Wednesday 24 December 2014

Pietro Ursuleo of Capua: A New Attribution

In a previous post about the Psalter and Passion Sequences written by Pietro Ursuleo, I used images of a Psalter in Baltimore (Walters Art Museum, MS W.330) to suggest what two features of the missing leaves might look like.

What I did not mention is that the Baltimore manuscript appears to me also to have been written by Ursuleo, an observation that has apparently not previously been made.[1]
Baltimore, Walters MS W.330
The illumination of the Baltimore book has been attributed to Cristoforo Majorana, who is first documented working for the Aragonese Court in Naples in 1472. The illumination of the dismembered manuscript is attributed to Cola Rapicano, in whose workshop Cristoforo is thought to have trained. Pietro Ursuleo, the scribe, died in 1483.

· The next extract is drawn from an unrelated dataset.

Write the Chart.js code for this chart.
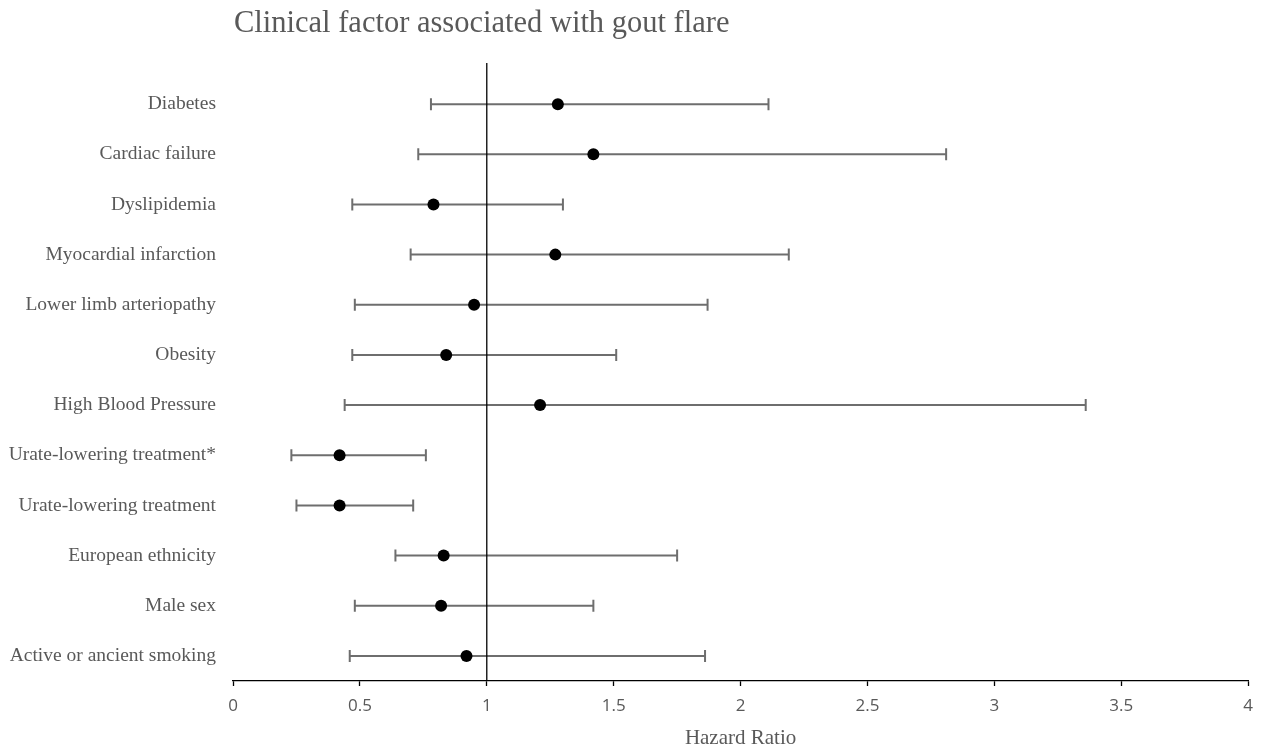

The mise-en-page of the two books is very similar, with 19 lines of text per page, although the Baltimore book is much larger, at about 290×155mm, as compared to the Tregaskis book at about 170×130mm. This being the case we cannot expect the script of the two to be identical, especially as they may have been written some years apart.

The most unusual letter-form of the Walters MS is perhaps the r with a top-stroke that curves all the way back so that it touches, or nearly touches, the minim, and the foot of the minim with a very large serif:

The letter r does not always take this unususal form, however; on the same page as all the above examples we find:

The unusual form of the letter is not usually used in the dismembered Tregaskis manuscript:

but examples of it can be found, sometimes in close proximity to a more 'normal' r:

I could go through the whole alphabet trying to demonstrate that the Baltimore manuscript is by the same scribe as the ones signed by Pietro Ursuleo, but I will leave it for you to make you own minds up.

[1] Chiara Valle, Zanvyl Krieger Fellow in the Department of Manuscripts and Rare Books at the Walters, kindly tells me in an email (1 Oct., 2014) that "I have looked at the curatorial files of the manuscript W.330. I have not found anyone who recognized the hand of Pietro Ursuleo of Capua, or any other scribe, in the manuscript."